* [Provided material]
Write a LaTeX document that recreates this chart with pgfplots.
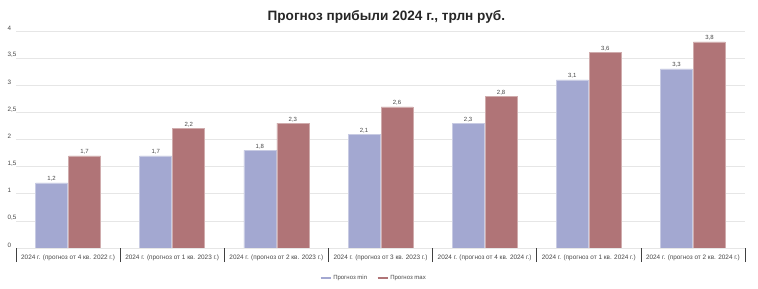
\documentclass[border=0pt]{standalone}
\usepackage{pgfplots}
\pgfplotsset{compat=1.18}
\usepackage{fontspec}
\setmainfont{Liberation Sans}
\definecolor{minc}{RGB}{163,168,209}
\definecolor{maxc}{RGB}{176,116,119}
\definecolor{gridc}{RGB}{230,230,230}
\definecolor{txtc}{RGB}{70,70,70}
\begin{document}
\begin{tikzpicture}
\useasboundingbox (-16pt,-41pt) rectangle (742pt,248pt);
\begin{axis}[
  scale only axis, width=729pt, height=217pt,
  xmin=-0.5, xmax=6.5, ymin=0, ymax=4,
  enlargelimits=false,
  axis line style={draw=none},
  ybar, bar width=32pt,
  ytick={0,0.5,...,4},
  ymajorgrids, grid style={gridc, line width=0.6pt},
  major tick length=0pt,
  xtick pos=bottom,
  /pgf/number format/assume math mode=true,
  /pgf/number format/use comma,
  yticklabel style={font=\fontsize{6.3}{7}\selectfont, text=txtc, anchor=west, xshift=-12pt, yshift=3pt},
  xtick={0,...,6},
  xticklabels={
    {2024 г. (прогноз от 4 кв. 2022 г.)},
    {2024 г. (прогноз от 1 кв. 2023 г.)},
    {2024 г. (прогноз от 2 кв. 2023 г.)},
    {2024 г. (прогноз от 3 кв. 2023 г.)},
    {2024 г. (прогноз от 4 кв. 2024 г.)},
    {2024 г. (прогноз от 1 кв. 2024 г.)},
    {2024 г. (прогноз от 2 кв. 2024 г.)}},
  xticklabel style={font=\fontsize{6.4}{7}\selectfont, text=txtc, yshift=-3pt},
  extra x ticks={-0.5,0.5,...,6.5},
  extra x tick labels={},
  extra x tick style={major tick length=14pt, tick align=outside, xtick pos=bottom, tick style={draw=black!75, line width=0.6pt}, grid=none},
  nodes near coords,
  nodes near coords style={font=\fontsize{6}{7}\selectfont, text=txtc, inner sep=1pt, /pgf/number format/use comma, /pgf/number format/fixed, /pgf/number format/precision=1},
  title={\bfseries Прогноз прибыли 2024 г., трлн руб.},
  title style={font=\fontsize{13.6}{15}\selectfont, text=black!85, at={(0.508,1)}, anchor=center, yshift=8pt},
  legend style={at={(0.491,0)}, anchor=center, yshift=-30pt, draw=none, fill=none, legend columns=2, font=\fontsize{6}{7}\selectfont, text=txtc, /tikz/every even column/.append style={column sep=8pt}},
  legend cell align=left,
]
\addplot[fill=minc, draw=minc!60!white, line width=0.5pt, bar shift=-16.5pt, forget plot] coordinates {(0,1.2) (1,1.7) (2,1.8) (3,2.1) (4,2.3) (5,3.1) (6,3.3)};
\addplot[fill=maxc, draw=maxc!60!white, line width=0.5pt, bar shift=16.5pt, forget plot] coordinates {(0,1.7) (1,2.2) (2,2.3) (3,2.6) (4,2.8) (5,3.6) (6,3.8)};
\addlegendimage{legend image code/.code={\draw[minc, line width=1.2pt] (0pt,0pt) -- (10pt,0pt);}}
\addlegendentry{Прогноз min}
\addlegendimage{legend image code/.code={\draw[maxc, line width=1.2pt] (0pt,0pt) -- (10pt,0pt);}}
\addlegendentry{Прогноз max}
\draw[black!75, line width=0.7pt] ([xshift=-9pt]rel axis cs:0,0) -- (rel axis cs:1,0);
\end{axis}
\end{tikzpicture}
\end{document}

* [What you need to do] Keep the pictures out of the copy and return the rest of the data above exactly.

* [Result of the exercise]
Write a LaTeX document that recreates this chart with pgfplots.
\documentclass[border=0pt]{standalone}
\usepackage{pgfplots}
\pgfplotsset{compat=1.18}
\usepackage{fontspec}
\setmainfont{Liberation Sans}
\definecolor{minc}{RGB}{163,168,209}
\definecolor{maxc}{RGB}{176,116,119}
\definecolor{gridc}{RGB}{230,230,230}
\definecolor{txtc}{RGB}{70,70,70}
\begin{document}
\begin{tikzpicture}
\useasboundingbox (-16pt,-41pt) rectangle (742pt,248pt);
\begin{axis}[
  scale only axis, width=729pt, height=217pt,
  xmin=-0.5, xmax=6.5, ymin=0, ymax=4,
  enlargelimits=false,
  axis line style={draw=none},
  ybar, bar width=32pt,
  ytick={0,0.5,...,4},
  ymajorgrids, grid style={gridc, line width=0.6pt},
  major tick length=0pt,
  xtick pos=bottom,
  /pgf/number format/assume math mode=true,
  /pgf/number format/use comma,
  yticklabel style={font=\fontsize{6.3}{7}\selectfont, text=txtc, anchor=west, xshift=-12pt, yshift=3pt},
  xtick={0,...,6},
  xticklabels={
    {2024 г. (прогноз от 4 кв. 2022 г.)},
    {2024 г. (прогноз от 1 кв. 2023 г.)},
    {2024 г. (прогноз от 2 кв. 2023 г.)},
    {2024 г. (прогноз от 3 кв. 2023 г.)},
    {2024 г. (прогноз от 4 кв. 2024 г.)},
    {2024 г. (прогноз от 1 кв. 2024 г.)},
    {2024 г. (прогноз от 2 кв. 2024 г.)}},
  xticklabel style={font=\fontsize{6.4}{7}\selectfont, text=txtc, yshift=-3pt},
  extra x ticks={-0.5,0.5,...,6.5},
  extra x tick labels={},
  extra x tick style={major tick length=14pt, tick align=outside, xtick pos=bottom, tick style={draw=black!75, line width=0.6pt}, grid=none},
  nodes near coords,
  nodes near coords style={font=\fontsize{6}{7}\selectfont, text=txtc, inner sep=1pt, /pgf/number format/use comma, /pgf/number format/fixed, /pgf/number format/precision=1},
  title={\bfseries Прогноз прибыли 2024 г., трлн руб.},
  title style={font=\fontsize{13.6}{15}\selectfont, text=black!85, at={(0.508,1)}, anchor=center, yshift=8pt},
  legend style={at={(0.491,0)}, anchor=center, yshift=-30pt, draw=none, fill=none, legend columns=2, font=\fontsize{6}{7}\selectfont, text=txtc, /tikz/every even column/.append style={column sep=8pt}},
  legend cell align=left,
]
\addplot[fill=minc, draw=minc!60!white, line width=0.5pt, bar shift=-16.5pt, forget plot] coordinates {(0,1.2) (1,1.7) (2,1.8) (3,2.1) (4,2.3) (5,3.1) (6,3.3)};
\addplot[fill=maxc, draw=maxc!60!white, line width=0.5pt, bar shift=16.5pt, forget plot] coordinates {(0,1.7) (1,2.2) (2,2.3) (3,2.6) (4,2.8) (5,3.6) (6,3.8)};
\addlegendimage{legend image code/.code={\draw[minc, line width=1.2pt] (0pt,0pt) -- (10pt,0pt);}}
\addlegendentry{Прогноз min}
\addlegendimage{legend image code/.code={\draw[maxc, line width=1.2pt] (0pt,0pt) -- (10pt,0pt);}}
\addlegendentry{Прогноз max}
\draw[black!75, line width=0.7pt] ([xshift=-9pt]rel axis cs:0,0) -- (rel axis cs:1,0);
\end{axis}
\end{tikzpicture}
\end{document}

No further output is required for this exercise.